= What you need to do =
Take the material below and write it all out again exactly.
+++++
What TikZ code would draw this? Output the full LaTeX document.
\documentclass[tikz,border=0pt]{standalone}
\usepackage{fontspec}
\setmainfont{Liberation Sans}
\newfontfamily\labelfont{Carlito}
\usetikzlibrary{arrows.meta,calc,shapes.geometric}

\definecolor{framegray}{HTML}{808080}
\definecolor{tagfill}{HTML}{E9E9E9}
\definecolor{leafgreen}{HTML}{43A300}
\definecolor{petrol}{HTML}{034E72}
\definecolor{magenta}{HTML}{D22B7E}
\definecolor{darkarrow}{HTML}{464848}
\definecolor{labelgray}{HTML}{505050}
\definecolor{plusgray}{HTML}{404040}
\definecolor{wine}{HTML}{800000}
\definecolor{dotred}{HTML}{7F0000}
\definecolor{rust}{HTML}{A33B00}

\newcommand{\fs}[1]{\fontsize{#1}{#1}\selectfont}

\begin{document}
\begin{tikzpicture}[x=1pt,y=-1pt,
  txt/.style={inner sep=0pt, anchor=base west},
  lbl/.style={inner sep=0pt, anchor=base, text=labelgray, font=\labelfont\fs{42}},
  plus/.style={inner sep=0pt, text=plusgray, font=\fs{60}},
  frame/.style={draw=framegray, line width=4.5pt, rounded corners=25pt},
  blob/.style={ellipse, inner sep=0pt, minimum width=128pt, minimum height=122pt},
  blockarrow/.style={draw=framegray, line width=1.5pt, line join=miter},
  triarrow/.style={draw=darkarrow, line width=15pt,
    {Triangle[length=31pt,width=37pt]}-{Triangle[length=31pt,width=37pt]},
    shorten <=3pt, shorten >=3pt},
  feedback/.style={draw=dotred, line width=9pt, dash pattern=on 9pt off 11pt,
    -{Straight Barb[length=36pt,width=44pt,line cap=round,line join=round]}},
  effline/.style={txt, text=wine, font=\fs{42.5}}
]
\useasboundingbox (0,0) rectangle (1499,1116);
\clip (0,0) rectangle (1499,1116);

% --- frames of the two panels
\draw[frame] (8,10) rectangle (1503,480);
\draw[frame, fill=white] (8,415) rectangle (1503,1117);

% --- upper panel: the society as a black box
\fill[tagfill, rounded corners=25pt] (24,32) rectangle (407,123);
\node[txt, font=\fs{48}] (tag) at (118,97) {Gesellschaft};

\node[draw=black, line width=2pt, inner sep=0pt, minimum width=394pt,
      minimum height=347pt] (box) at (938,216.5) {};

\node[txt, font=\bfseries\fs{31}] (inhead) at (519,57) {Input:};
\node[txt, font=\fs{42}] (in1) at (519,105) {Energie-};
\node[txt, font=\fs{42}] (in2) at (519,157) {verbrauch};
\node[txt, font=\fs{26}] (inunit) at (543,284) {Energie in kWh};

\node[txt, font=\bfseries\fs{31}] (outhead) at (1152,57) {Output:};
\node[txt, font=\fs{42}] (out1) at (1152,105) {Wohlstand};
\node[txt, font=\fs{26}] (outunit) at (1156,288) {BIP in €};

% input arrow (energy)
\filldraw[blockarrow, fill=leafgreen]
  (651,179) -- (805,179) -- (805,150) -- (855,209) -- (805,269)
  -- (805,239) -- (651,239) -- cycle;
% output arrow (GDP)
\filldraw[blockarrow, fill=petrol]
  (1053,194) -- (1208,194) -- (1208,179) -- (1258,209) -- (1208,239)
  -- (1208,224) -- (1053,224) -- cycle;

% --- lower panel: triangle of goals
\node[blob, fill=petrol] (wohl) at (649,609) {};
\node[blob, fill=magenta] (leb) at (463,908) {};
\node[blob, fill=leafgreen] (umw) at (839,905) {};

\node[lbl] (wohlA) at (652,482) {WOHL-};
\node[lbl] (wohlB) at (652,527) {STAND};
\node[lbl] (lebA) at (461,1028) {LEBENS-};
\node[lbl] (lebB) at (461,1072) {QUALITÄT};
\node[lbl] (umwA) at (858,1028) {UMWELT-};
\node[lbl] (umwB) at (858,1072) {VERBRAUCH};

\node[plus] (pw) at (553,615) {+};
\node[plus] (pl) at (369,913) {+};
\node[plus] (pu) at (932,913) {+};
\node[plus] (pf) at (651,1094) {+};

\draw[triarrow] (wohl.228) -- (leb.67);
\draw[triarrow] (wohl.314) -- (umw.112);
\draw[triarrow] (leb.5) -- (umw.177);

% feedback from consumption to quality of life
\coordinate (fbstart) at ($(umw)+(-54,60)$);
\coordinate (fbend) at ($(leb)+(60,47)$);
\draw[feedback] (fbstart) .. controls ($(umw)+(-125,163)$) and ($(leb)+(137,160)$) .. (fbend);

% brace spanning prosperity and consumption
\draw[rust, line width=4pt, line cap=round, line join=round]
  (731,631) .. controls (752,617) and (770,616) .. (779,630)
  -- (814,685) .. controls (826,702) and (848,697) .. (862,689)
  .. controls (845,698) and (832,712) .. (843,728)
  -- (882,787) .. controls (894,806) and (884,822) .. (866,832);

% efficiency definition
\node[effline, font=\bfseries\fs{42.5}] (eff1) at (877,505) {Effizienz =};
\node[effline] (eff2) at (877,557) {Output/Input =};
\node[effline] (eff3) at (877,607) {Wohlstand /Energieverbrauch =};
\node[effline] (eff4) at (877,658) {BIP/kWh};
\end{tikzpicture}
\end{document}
+++++
= Solution to the exercise =
What TikZ code would draw this? Output the full LaTeX document.
\documentclass[tikz,border=0pt]{standalone}
\usepackage{fontspec}
\setmainfont{Liberation Sans}
\newfontfamily\labelfont{Carlito}
\usetikzlibrary{arrows.meta,calc,shapes.geometric}

\definecolor{framegray}{HTML}{808080}
\definecolor{tagfill}{HTML}{E9E9E9}
\definecolor{leafgreen}{HTML}{43A300}
\definecolor{petrol}{HTML}{034E72}
\definecolor{magenta}{HTML}{D22B7E}
\definecolor{darkarrow}{HTML}{464848}
\definecolor{labelgray}{HTML}{505050}
\definecolor{plusgray}{HTML}{404040}
\definecolor{wine}{HTML}{800000}
\definecolor{dotred}{HTML}{7F0000}
\definecolor{rust}{HTML}{A33B00}

\newcommand{\fs}[1]{\fontsize{#1}{#1}\selectfont}

\begin{document}
\begin{tikzpicture}[x=1pt,y=-1pt,
  txt/.style={inner sep=0pt, anchor=base west},
  lbl/.style={inner sep=0pt, anchor=base, text=labelgray, font=\labelfont\fs{42}},
  plus/.style={inner sep=0pt, text=plusgray, font=\fs{60}},
  frame/.style={draw=framegray, line width=4.5pt, rounded corners=25pt},
  blob/.style={ellipse, inner sep=0pt, minimum width=128pt, minimum height=122pt},
  blockarrow/.style={draw=framegray, line width=1.5pt, line join=miter},
  triarrow/.style={draw=darkarrow, line width=15pt,
    {Triangle[length=31pt,width=37pt]}-{Triangle[length=31pt,width=37pt]},
    shorten <=3pt, shorten >=3pt},
  feedback/.style={draw=dotred, line width=9pt, dash pattern=on 9pt off 11pt,
    -{Straight Barb[length=36pt,width=44pt,line cap=round,line join=round]}},
  effline/.style={txt, text=wine, font=\fs{42.5}}
]
\useasboundingbox (0,0) rectangle (1499,1116);
\clip (0,0) rectangle (1499,1116);

% --- frames of the two panels
\draw[frame] (8,10) rectangle (1503,480);
\draw[frame, fill=white] (8,415) rectangle (1503,1117);

% --- upper panel: the society as a black box
\fill[tagfill, rounded corners=25pt] (24,32) rectangle (407,123);
\node[txt, font=\fs{48}] (tag) at (118,97) {Gesellschaft};

\node[draw=black, line width=2pt, inner sep=0pt, minimum width=394pt,
      minimum height=347pt] (box) at (938,216.5) {};

\node[txt, font=\bfseries\fs{31}] (inhead) at (519,57) {Input:};
\node[txt, font=\fs{42}] (in1) at (519,105) {Energie-};
\node[txt, font=\fs{42}] (in2) at (519,157) {verbrauch};
\node[txt, font=\fs{26}] (inunit) at (543,284) {Energie in kWh};

\node[txt, font=\bfseries\fs{31}] (outhead) at (1152,57) {Output:};
\node[txt, font=\fs{42}] (out1) at (1152,105) {Wohlstand};
\node[txt, font=\fs{26}] (outunit) at (1156,288) {BIP in €};

% input arrow (energy)
\filldraw[blockarrow, fill=leafgreen]
  (651,179) -- (805,179) -- (805,150) -- (855,209) -- (805,269)
  -- (805,239) -- (651,239) -- cycle;
% output arrow (GDP)
\filldraw[blockarrow, fill=petrol]
  (1053,194) -- (1208,194) -- (1208,179) -- (1258,209) -- (1208,239)
  -- (1208,224) -- (1053,224) -- cycle;

% --- lower panel: triangle of goals
\node[blob, fill=petrol] (wohl) at (649,609) {};
\node[blob, fill=magenta] (leb) at (463,908) {};
\node[blob, fill=leafgreen] (umw) at (839,905) {};

\node[lbl] (wohlA) at (652,482) {WOHL-};
\node[lbl] (wohlB) at (652,527) {STAND};
\node[lbl] (lebA) at (461,1028) {LEBENS-};
\node[lbl] (lebB) at (461,1072) {QUALITÄT};
\node[lbl] (umwA) at (858,1028) {UMWELT-};
\node[lbl] (umwB) at (858,1072) {VERBRAUCH};

\node[plus] (pw) at (553,615) {+};
\node[plus] (pl) at (369,913) {+};
\node[plus] (pu) at (932,913) {+};
\node[plus] (pf) at (651,1094) {+};

\draw[triarrow] (wohl.228) -- (leb.67);
\draw[triarrow] (wohl.314) -- (umw.112);
\draw[triarrow] (leb.5) -- (umw.177);

% feedback from consumption to quality of life
\coordinate (fbstart) at ($(umw)+(-54,60)$);
\coordinate (fbend) at ($(leb)+(60,47)$);
\draw[feedback] (fbstart) .. controls ($(umw)+(-125,163)$) and ($(leb)+(137,160)$) .. (fbend);

% brace spanning prosperity and consumption
\draw[rust, line width=4pt, line cap=round, line join=round]
  (731,631) .. controls (752,617) and (770,616) .. (779,630)
  -- (814,685) .. controls (826,702) and (848,697) .. (862,689)
  .. controls (845,698) and (832,712) .. (843,728)
  -- (882,787) .. controls (894,806) and (884,822) .. (866,832);

% efficiency definition
\node[effline, font=\bfseries\fs{42.5}] (eff1) at (877,505) {Effizienz =};
\node[effline] (eff2) at (877,557) {Output/Input =};
\node[effline] (eff3) at (877,607) {Wohlstand /Energieverbrauch =};
\node[effline] (eff4) at (877,658) {BIP/kWh};
\end{tikzpicture}
\end{document}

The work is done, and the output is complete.